The more advanced chips should allow device makers to improve the performance of their products without reducing battery life, or offer the same performance with longer battery life.

"The whole industry is focused on moving to the next generation as soon as it's economically viable and technologically achievable," Simon Segars, general manager of the processor and physical IP divisions at ARM, told reporters at the Computex tradeshow in Taipei on Monday.

The nanometer figure refers to the dimension of circuits etched on the surface of the chips. Each new manufacturing process enables chips with smaller, less power hungry transistors, allowing device makers to extend battery life or offer better performance in mobile devices.

ARM doesn't manufacture the chips itself.

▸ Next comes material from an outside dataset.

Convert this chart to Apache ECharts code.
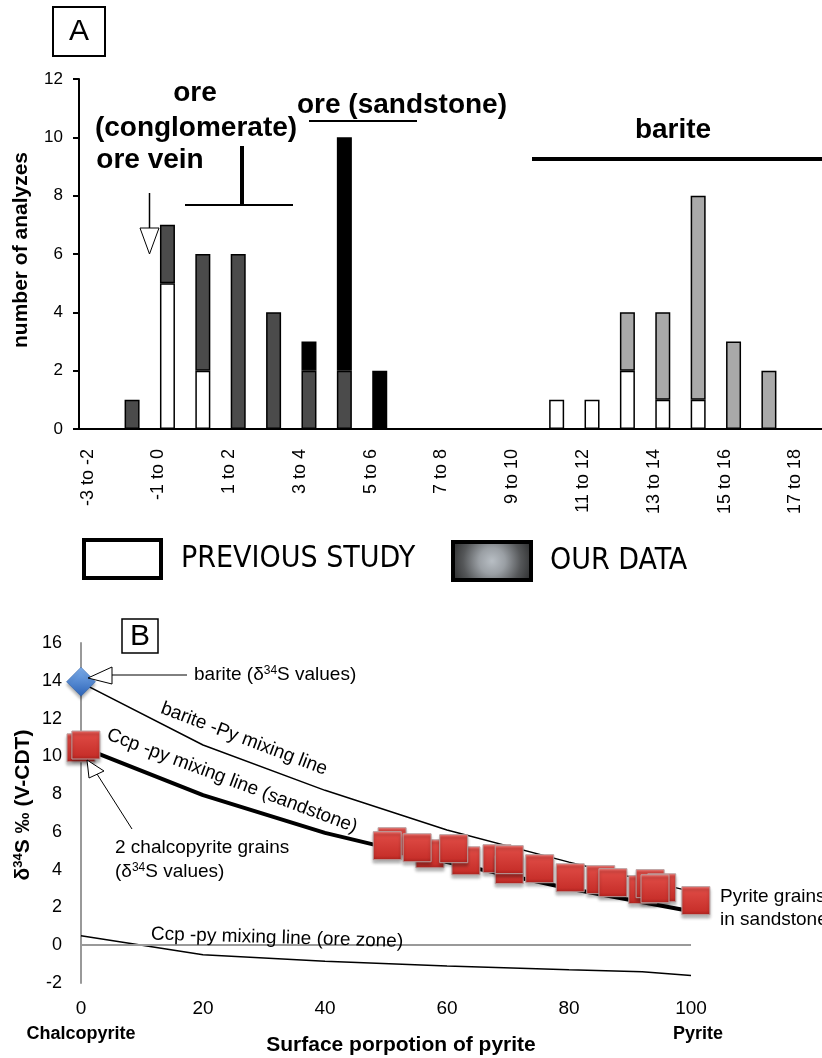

It licenses its designs to companies such as Qualcomm, Texas Instruments and Nvidia, who in turn outsource manufacture of the chips to foundry companies like Taiwan's TSMC.

Qualcomm has said it faces shortages of its latest Snapdragon S4 processor, which is used in smartphones from HTC and tablets from Lenovo, among others. It blamed the problem on a shortage of 28-nanometer manufacturing capacity at TSMC.

That led some to see ARM's target for 20 nanometer parts as overly optimistic. But the problem with the 28-nanometer chips is a short-term capacity issue, not a technology issue, so ARM's target is a realistic one, said Dan Nystedt, vice president and head of research at TriOrient Investments in Taiwan.

Still, moving to a new manufacturing process is complex for any company and delays are always possible.

This year's Computex should be a big event for ARM. Microsoft has developed the first version of its Windows PC OS that runs on ARM-based processors, called Windows RT, and vendors are expected to show the first ARM-based tablets running the new software.